REQUIREMENT
Below are records; count the lines that contain "seaborn" and give only the total.

**** MATERIAL FOR THIS TASK

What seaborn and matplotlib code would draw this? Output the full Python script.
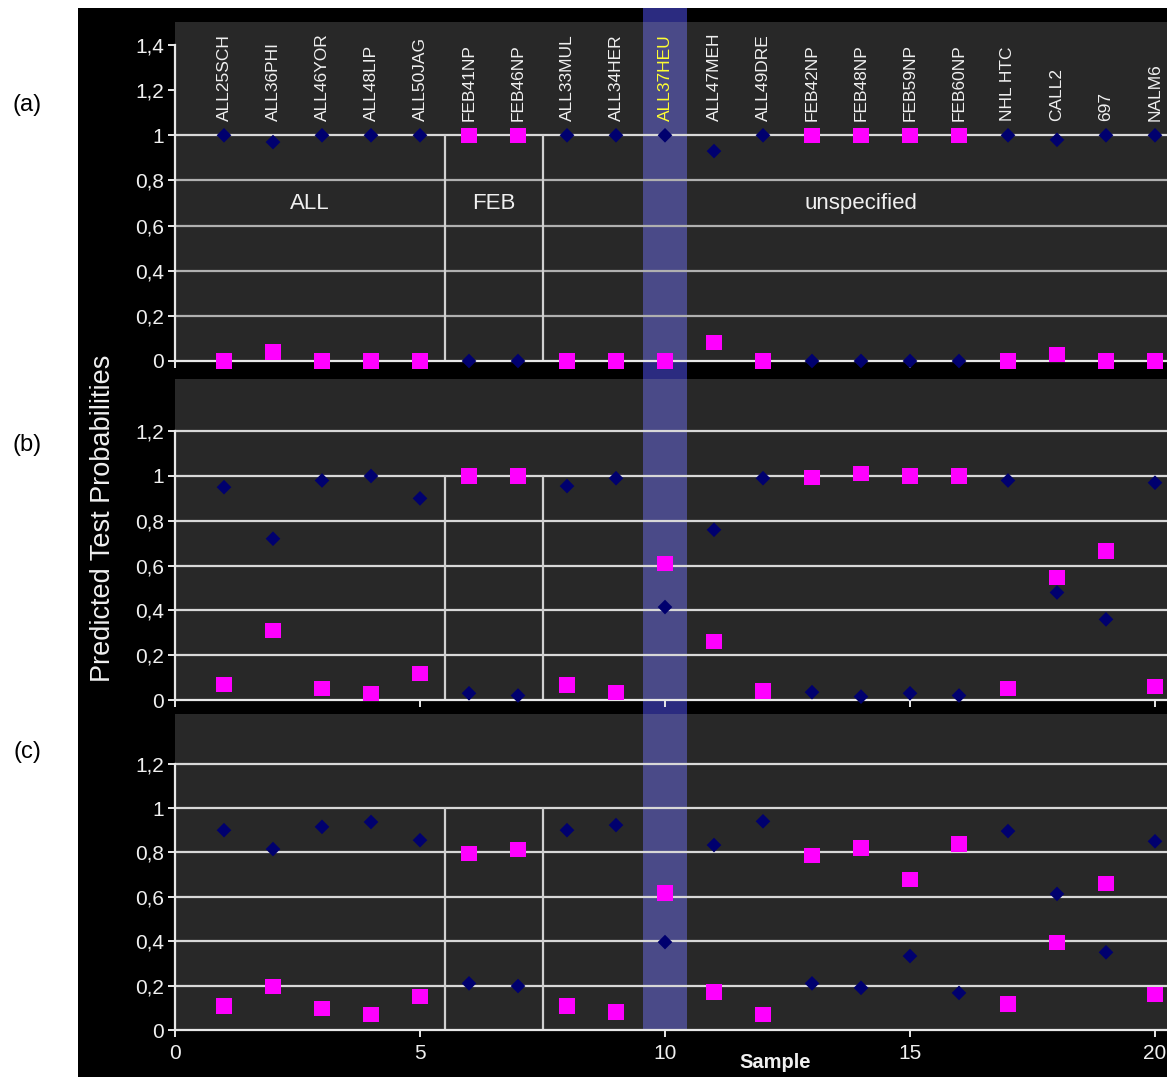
import matplotlib
matplotlib.use("Agg")
import matplotlib.pyplot as plt
import seaborn as sns
import pandas as pd
from matplotlib.patches import Rectangle
from matplotlib.transforms import blended_transform_factory

# ---------------- data ----------------
samples = list(range(1, 21))
sample_names = ["ALL25SCH", "ALL36PHI", "ALL46YOR", "ALL48LIP", "ALL50JAG",
                "FEB41NP", "FEB46NP", "ALL33MUL", "ALL34HER", "ALL37HEU",
                "ALL47MEH", "ALL49DRE", "FEB42NP", "FEB48NP", "FEB59NP",
                "FEB60NP", "NHL HTC", "CALL2", "697", "NALM6"]
highlight_sample = "ALL37HEU"
group_names = ["ALL", "FEB", "unspecified"]
group_centers = [2.75, 6.5, 14.0]
group_breaks = [5.5, 7.5]

a_all = [1.00, 0.97, 1.00, 1.00, 1.00, 0.00, 0.00, 1.00, 1.00, 1.00,
         0.93, 1.00, 0.00, 0.00, 0.00, 0.00, 1.00, 0.98, 1.00, 1.00]
a_feb = [0.00, 0.04, 0.00, 0.00, 0.00, 1.00, 1.00, 0.00, 0.00, 0.00,
         0.08, 0.00, 1.00, 1.00, 1.00, 1.00, 0.00, 0.03, 0.00, 0.00]

b_all = [0.95, 0.72, 0.98, 1.00, 0.90, 0.03, 0.02, 0.955, 0.99, 0.415,
         0.76, 0.99, 0.035, 0.015, 0.03, 0.02, 0.98, 0.48, 0.36, 0.97]
b_feb = [0.07, 0.31, 0.05, 0.03, 0.12, 1.00, 1.00, 0.067, 0.035, 0.61,
         0.26, 0.04, 0.995, 1.01, 1.00, 1.00, 0.05, 0.545, 0.665, 0.06]

c_all = [0.90, 0.815, 0.915, 0.937, 0.855, 0.21, 0.198, 0.90, 0.923, 0.396,
         0.833, 0.94, 0.21, 0.19, 0.333, 0.167, 0.896, 0.613, 0.35, 0.85]
c_feb = [0.108, 0.194, 0.095, 0.068, 0.149, 0.797, 0.815, 0.108, 0.081, 0.617,
         0.171, 0.068, 0.788, 0.82, 0.676, 0.838, 0.117, 0.396, 0.658, 0.158]

yticks_a = [0, 0.2, 0.4, 0.6, 0.8, 1.0, 1.2, 1.4]
yticks_bc = [0, 0.2, 0.4, 0.6, 0.8, 1.0, 1.2]
xticks = [0, 5, 10, 15, 20]

def fmt(v):
    return ("%g" % v).replace(".", ",")

# ---------------- style ----------------
sns.set_theme(style="dark")
plt.rcParams["font.family"] = ["Liberation Sans", "DejaVu Sans"]

W, H = 1167, 1077
fig = plt.figure(figsize=(W / 100, H / 100), dpi=100, facecolor="white")
fig.add_artist(Rectangle((78 / W, 0), 1 - 78 / W, (H - 8) / H,
                         transform=fig.transFigure, facecolor="black",
                         edgecolor="none", zorder=-2))

GRAY = "#282828"
TXT = "#f0f0f0"
NAVY = "#00006e"
MAG = "#ff00ff"
BAND_AX = "#4a4a88"
BAND_GAP = "#2b2b80"

def make_ax(bottom_px, top_px, per_unit):
    ax = fig.add_axes([175 / W, (H - bottom_px) / H, (W - 175) / W,
                       (bottom_px - top_px) / H])
    ax.set_facecolor(GRAY)
    ax.set_xlim(0, (W - 175) / 49.0)
    ax.set_ylim(0, (bottom_px - top_px) / per_unit)
    return ax

ax_a = make_ax(361, 22, 225.7)
ax_b = make_ax(700, 379, 224.0)
ax_c = make_ax(1030, 714, 222.0)

# band through all panels (gaps drawn at figure level)
trans = blended_transform_factory(ax_c.transData, fig.transFigure)
fig.add_artist(Rectangle((9.55, 47 / H), 0.9, (1030 - 8) / H, transform=trans,
                         facecolor=BAND_GAP, edgecolor="none", zorder=-1))

panels = [(ax_a, a_all, a_feb, yticks_a), (ax_b, b_all, b_feb, yticks_bc),
          (ax_c, c_all, c_feb, yticks_bc)]

for i, (ax, yall, yfeb, yt) in enumerate(panels):
    ax.axvspan(9.55, 10.45, color=BAND_AX, zorder=0.8, lw=0)
    grid_top = 1.0 if i == 0 else 1.2
    for v in yt:
        if 0 < v <= grid_top + 1e-9:
            col = "#b0b0b0" if (i == 0 and v < 1) else "#d8d8d8"
            ax.axhline(v, color=col, lw=1.6, zorder=1)
    for xb in group_breaks:
        ax.plot([xb, xb], [0, 1], color="#d0d0d0", lw=1.6, zorder=1)
    df = pd.DataFrame({"sample": samples, "ALL": yall, "FEB": yfeb})
    sns.scatterplot(data=df, x="sample", y="ALL", marker="D", s=56,
                    color=NAVY, edgecolor="none", ax=ax, zorder=3, clip_on=False)
    sns.scatterplot(data=df, x="sample", y="FEB", marker="s", s=118,
                    color=MAG, edgecolor="none", ax=ax, zorder=3, clip_on=False)
    ax.set_xlabel("")
    ax.set_ylabel("")
    for sp in ["top", "right"]:
        ax.spines[sp].set_visible(False)
    for sp in ["left", "bottom"]:
        ax.spines[sp].set_visible(True)
        ax.spines[sp].set_color("#e8e8e8")
        ax.spines[sp].set_linewidth(1.6)
        ax.spines[sp].set_zorder(2)
    ax.spines["left"].set_bounds(0, yt[-1])
    ax.set_yticks(yt)
    ax.set_yticklabels([fmt(v) for v in yt])
    ax.set_xticks(xticks)
    ax.tick_params(axis="both", which="both", direction="out", length=5,
                   width=1.4, color="#e8e8e8", labelcolor=TXT, labelsize=15,
                   left=True, bottom=True)
    ax.tick_params(axis="y", pad=3)
    ax.tick_params(axis="x", pad=5)
    ax.grid(False)
    if i < 2:
        ax.set_xticklabels([])
    else:
        ax.set_xticklabels([str(v) for v in xticks])

# sample names on top panel
for x, name in zip(samples, sample_names):
    ax_a.text(x, 1.065, name, rotation=90, ha="center", va="bottom",
              fontsize=12.5, color="#ffff33" if name == highlight_sample else TXT,
              zorder=4)
for xc, g in zip(group_centers, group_names):
    ax_a.text(xc, 0.70, g, ha="center", va="center", fontsize=16, color=TXT,
              zorder=4)

# axis labels
fig.text(103 / W, 1 - 518 / H, "Predicted Test Probabilities", rotation=90,
         ha="center", va="center", fontsize=19.5, color=TXT)
fig.text(775 / W, 1 - 1063 / H, "Sample", ha="center", va="center",
         fontsize=14.5, fontweight="bold", color=TXT)

# panel letters
for lab, ypx in [("(a)", 105), ("(b)", 445), ("(c)", 752)]:
    fig.text(27 / W, 1 - ypx / H, lab, ha="center", va="center", fontsize=17,
             color="black")

fig.savefig("out.png", dpi=100, facecolor=fig.get_facecolor())
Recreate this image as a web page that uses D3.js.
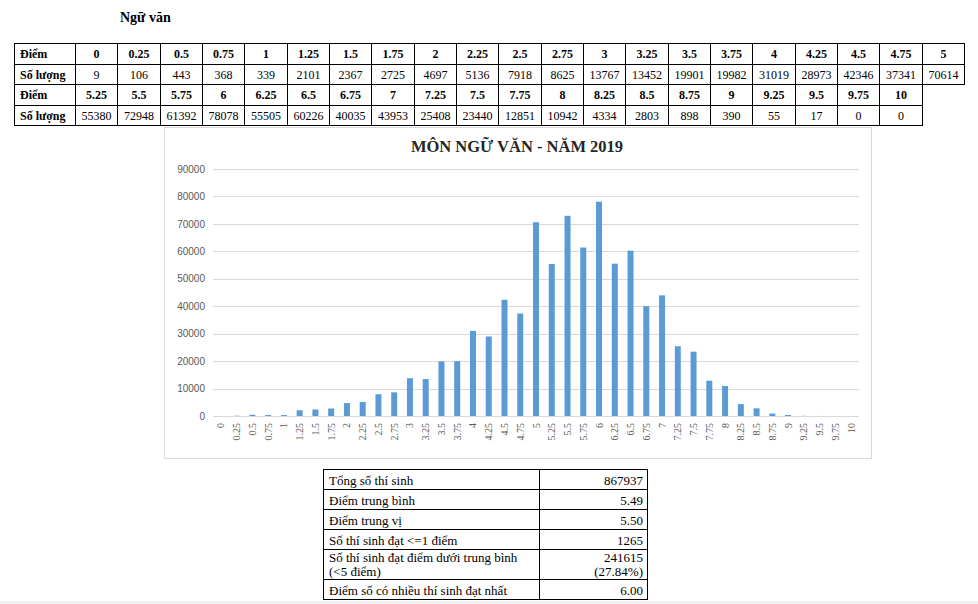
<!DOCTYPE html>
<html>
<head>
<meta charset="utf-8">
<title>Ngữ văn 2019</title>
<script src="https://d3js.org/d3.v7.min.js"></script>
<style>
  body { margin: 0; background: #fff; }
  text { font-family: "Liberation Serif", "Times New Roman", serif; }
  .ylab { font-family: "Liberation Sans", Arial, sans-serif; font-size: 10px; fill: #595959; }
  .xlab { font-size: 10px; fill: #595959; }
</style>
</head>
<body>
<script>
// data
var scores = [0, 0.25, 0.5, 0.75, 1, 1.25, 1.5, 1.75, 2, 2.25, 2.5, 2.75, 3, 3.25, 3.5, 3.75, 4, 4.25, 4.5, 4.75, 5,
              5.25, 5.5, 5.75, 6, 6.25, 6.5, 6.75, 7, 7.25, 7.5, 7.75, 8, 8.25, 8.5, 8.75, 9, 9.25, 9.5, 9.75, 10];
var counts = [9, 106, 443, 368, 339, 2101, 2367, 2725, 4697, 5136, 7918, 8625, 13767, 13452, 19901, 19982, 31019, 28973, 42346, 37341, 70614,
              55380, 72948, 61392, 78078, 55505, 60226, 40035, 43953, 25408, 23440, 12851, 10942, 4334, 2803, 898, 390, 55, 17, 0, 0];
var yTicks = [0, 10000, 20000, 30000, 40000, 50000, 60000, 70000, 80000, 90000];
var pageTitle = "Ngữ văn";
var chartTitle = "MÔN NGỮ VĂN - NĂM 2019";
var summaryLabels = [["Tổng số thí sinh"], ["Điểm trung bình"], ["Điểm trung vị"], ["Số thí sinh đạt <=1 điểm"],
                     ["Số thí sinh đạt điểm dưới trung bình", "(<5 điểm)"], ["Điểm số có nhiều thí sinh đạt nhất"]];
var summaryValues = [["867937"], ["5.49"], ["5.50"], ["1265"], ["241615", "(27.84%)"], ["6.00"]];

var W = 978, H = 604;
var svg = d3.select("body").append("svg").attr("width", W).attr("height", H);

// heading
svg.append("text").attr("x", 120).attr("y", 22)
  .style("font-size", "14px").style("font-weight", "bold").text(pageTitle);

// ---- top table ----
var rowsDef = [
  {label: "Điểm", vals: scores.slice(0, 21), bold: true},
  {label: "Số lượng", vals: counts.slice(0, 21), bold: false},
  {label: "Điểm", vals: scores.slice(21), bold: true},
  {label: "Số lượng", vals: counts.slice(21), bold: false}
];
var rowY = d3.scaleLinear().domain([0, 4]).range([43, 125]);
var colX = d3.scaleLinear().domain([0, 21]).range([75, 964]);
var tbl = svg.append("g").attr("shape-rendering", "crispEdges");

rowsDef.forEach(function (r, ri) {
  var y0 = Math.round(rowY(ri)) + 0.5, y1 = Math.round(rowY(ri + 1)) + 0.5;
  var g = tbl.append("g");
  g.append("rect").attr("x", 14.5).attr("y", y0).attr("width", 75 - 14).attr("height", y1 - y0)
    .attr("fill", "none").attr("stroke", "#000");
  g.append("text").attr("x", 20).attr("y", (y0 + y1) / 2 + 4)
    .style("font-size", "12px").style("font-weight", "bold").text(r.label);
  r.vals.forEach(function (v, i) {
    var x0 = Math.round(colX(i)) + 0.5, x1 = Math.round(colX(i + 1)) + 0.5;
    g.append("rect").attr("x", x0).attr("y", y0).attr("width", x1 - x0).attr("height", y1 - y0)
      .attr("fill", "none").attr("stroke", "#000");
    g.append("text").attr("x", (x0 + x1) / 2).attr("y", (y0 + y1) / 2 + 4)
      .attr("text-anchor", "middle")
      .style("font-size", "12px").style("font-weight", r.bold ? "bold" : "normal")
      .text(String(v));
  });
});

// ---- chart ----
svg.append("rect").attr("x", 164.5).attr("y", 127.5).attr("width", 707).attr("height", 331)
  .attr("fill", "#fff").attr("stroke", "#d9d9d9").attr("shape-rendering", "crispEdges");

svg.append("text").attr("x", 517).attr("y", 152).attr("text-anchor", "middle")
  .style("font-size", "16.5px").style("font-weight", "bold").style("fill", "#262626")
  .text(chartTitle);

var x = d3.scaleBand().domain(scores).range([213, 859]).paddingInner(0.62).paddingOuter(0.31);
var y = d3.scaleLinear().domain([0, 90000]).range([416, 169]);

var grid = svg.append("g").attr("shape-rendering", "crispEdges");
grid.selectAll("line").data(yTicks).enter().append("line")
  .attr("x1", 213).attr("x2", 859)
  .attr("y1", function (d) { return Math.round(y(d)) + 0.5; })
  .attr("y2", function (d) { return Math.round(y(d)) + 0.5; })
  .attr("stroke", "#d9d9d9");

var yAxis = svg.append("g").attr("transform", "translate(205,0)")
  .call(d3.axisLeft(y).tickValues(yTicks).tickSize(0).tickPadding(0).tickFormat(d3.format("d")));
yAxis.select(".domain").remove();
yAxis.selectAll("text").attr("class", "ylab").attr("font-family", null).attr("font-size", null).attr("fill", null);

svg.append("g").selectAll("rect").data(counts).enter().append("rect")
  .attr("x", function (d, i) { return x(scores[i]); })
  .attr("width", x.bandwidth())
  .attr("y", function (d) { return y(d); })
  .attr("height", function (d) { return y(0) - y(d); })
  .attr("fill", "#5b9bd5");

var xAxis = svg.append("g").attr("transform", "translate(0,416)")
  .call(d3.axisBottom(x).tickSize(0).tickPadding(0).tickFormat(function (d) { return String(d); }));
xAxis.select(".domain").remove();
xAxis.selectAll("text").attr("class", "xlab").attr("font-family", null).attr("font-size", null).attr("fill", null)
  .attr("transform", "rotate(-90)")
  .attr("text-anchor", "end")
  .attr("x", -7).attr("y", 0).attr("dy", "0.35em");

// ---- summary table ----
var sx = [323, 539, 647];
var sh = [20, 20, 20, 20, 30, 20];
var sy = [469];
sh.forEach(function (h, i) { sy.push(sy[i] + h); });
var st = svg.append("g");
summaryLabels.forEach(function (lab, i) {
  var y0 = sy[i] + 0.5, y1 = sy[i + 1] + 0.5;
  st.append("rect").attr("x", sx[0] + 0.5).attr("y", y0).attr("width", sx[1] - sx[0]).attr("height", y1 - y0)
    .attr("fill", "none").attr("stroke", "#000").attr("shape-rendering", "crispEdges");
  st.append("rect").attr("x", sx[1] + 0.5).attr("y", y0).attr("width", sx[2] - sx[1]).attr("height", y1 - y0)
    .attr("fill", "none").attr("stroke", "#000").attr("shape-rendering", "crispEdges");
  var base = lab.length > 1 ? y0 + 12 : y0 + 15;
  var t1 = st.append("text").attr("x", sx[0] + 6).attr("y", base).style("font-size", "13px");
  lab.forEach(function (s, k) { t1.append("tspan").attr("x", sx[0] + 6).attr("dy", k ? 14 : 0).text(s); });
  var t2 = st.append("text").attr("x", sx[2] - 4).attr("y", base).attr("text-anchor", "end").style("font-size", "13px");
  summaryValues[i].forEach(function (s, k) { t2.append("tspan").attr("x", sx[2] - 4).attr("dy", k ? 14 : 0).text(s); });
});

svg.append("rect").attr("x", 0).attr("y", 601).attr("width", W).attr("height", 3).attr("fill", "#f0f0f0");
</script>
</body>
</html>
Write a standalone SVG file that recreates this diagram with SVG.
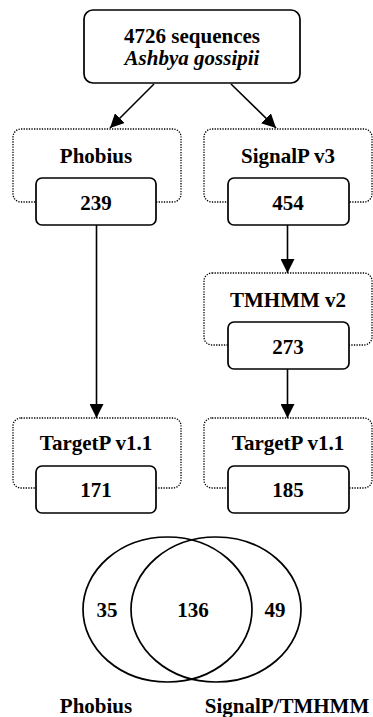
<svg xmlns="http://www.w3.org/2000/svg" width="373" height="717" viewBox="0 0 373 717">
<style>
text{font-family:"Liberation Serif","Times New Roman",serif;font-weight:bold;font-size:21px;text-anchor:middle;fill:#000}
.it{font-style:italic}
.solid{fill:#fff;stroke:#000;stroke-width:1.7}
.dot{fill:none;stroke:#000;stroke-width:1.3;stroke-dasharray:1.3,1.3}
.con{fill:none;stroke:#000;stroke-width:1.6}
.ven{fill:none;stroke:#000;stroke-width:1.7}
</style>
<defs>
<marker id="ah" viewBox="0 0 14 14" refX="14" refY="7" markerWidth="14" markerHeight="14" markerUnits="userSpaceOnUse" orient="auto">
<path d="M0,0 L14,7 L0,14 Z" fill="#000"/>
</marker>
</defs>
<g id="connectors">
<line class="con" x1="154" y1="84" x2="110" y2="128" marker-end="url(#ah)"/>
<line class="con" x1="231" y1="84" x2="276" y2="128" marker-end="url(#ah)"/>
<line class="con" x1="96.5" y1="225" x2="96.5" y2="418" marker-end="url(#ah)"/>
<line class="con" x1="287.5" y1="225" x2="287.5" y2="273" marker-end="url(#ah)"/>
<line class="con" x1="287.5" y1="369" x2="287.5" y2="418" marker-end="url(#ah)"/>
</g>
<g id="source">
<rect class="solid" x="84" y="10" width="216" height="73" rx="9"/>
<text x="192" y="43">4726 sequences</text>
<text class="it" x="192" y="65">Ashbya gossipii</text>
</g>
<g id="phobius">
<rect class="dot" x="13" y="129" width="168" height="73" rx="8"/>
<text x="96" y="163">Phobius</text>
<rect class="solid" x="36" y="178" width="120" height="47" rx="6"/>
<text x="96" y="210">239</text>
</g>
<g id="signalp">
<rect class="dot" x="204" y="129" width="168" height="73" rx="8"/>
<text x="288" y="163">SignalP v3</text>
<rect class="solid" x="228" y="178" width="121" height="47" rx="6"/>
<text x="288" y="210">454</text>
</g>
<g id="tmhmm">
<rect class="dot" x="204" y="273" width="168" height="72" rx="8"/>
<text x="288" y="307">TMHMM v2</text>
<rect class="solid" x="228" y="322" width="121" height="47" rx="6"/>
<text x="288" y="354">273</text>
</g>
<g id="targetp-left">
<rect class="dot" x="13" y="418" width="168" height="70" rx="8"/>
<text x="96" y="450">TargetP v1.1</text>
<rect class="solid" x="36" y="466" width="120" height="47" rx="6"/>
<text x="96" y="497">171</text>
</g>
<g id="targetp-right">
<rect class="dot" x="204" y="418" width="168" height="70" rx="8"/>
<text x="288" y="450">TargetP v1.1</text>
<rect class="solid" x="228" y="466" width="121" height="47" rx="6"/>
<text x="288" y="497">185</text>
</g>
<g id="venn">
<ellipse class="ven" cx="167.5" cy="609.5" rx="84.5" ry="72.5"/>
<ellipse class="ven" cx="216" cy="609.5" rx="85" ry="72.5"/>
<text x="107" y="617">35</text>
<text x="193" y="617">136</text>
<text x="275" y="617">49</text>
<text x="96" y="713">Phobius</text>
<text x="287" y="713">SignalP/TMHMM</text>
</g>
</svg>
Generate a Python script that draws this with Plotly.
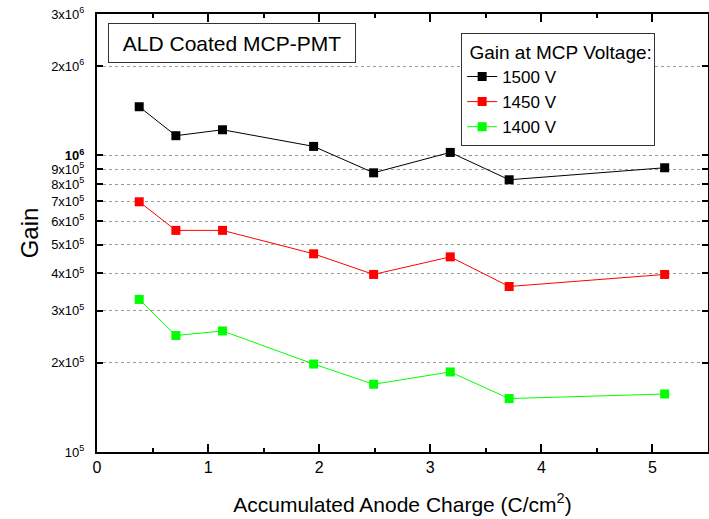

********

EXERCISE SOLUTION
2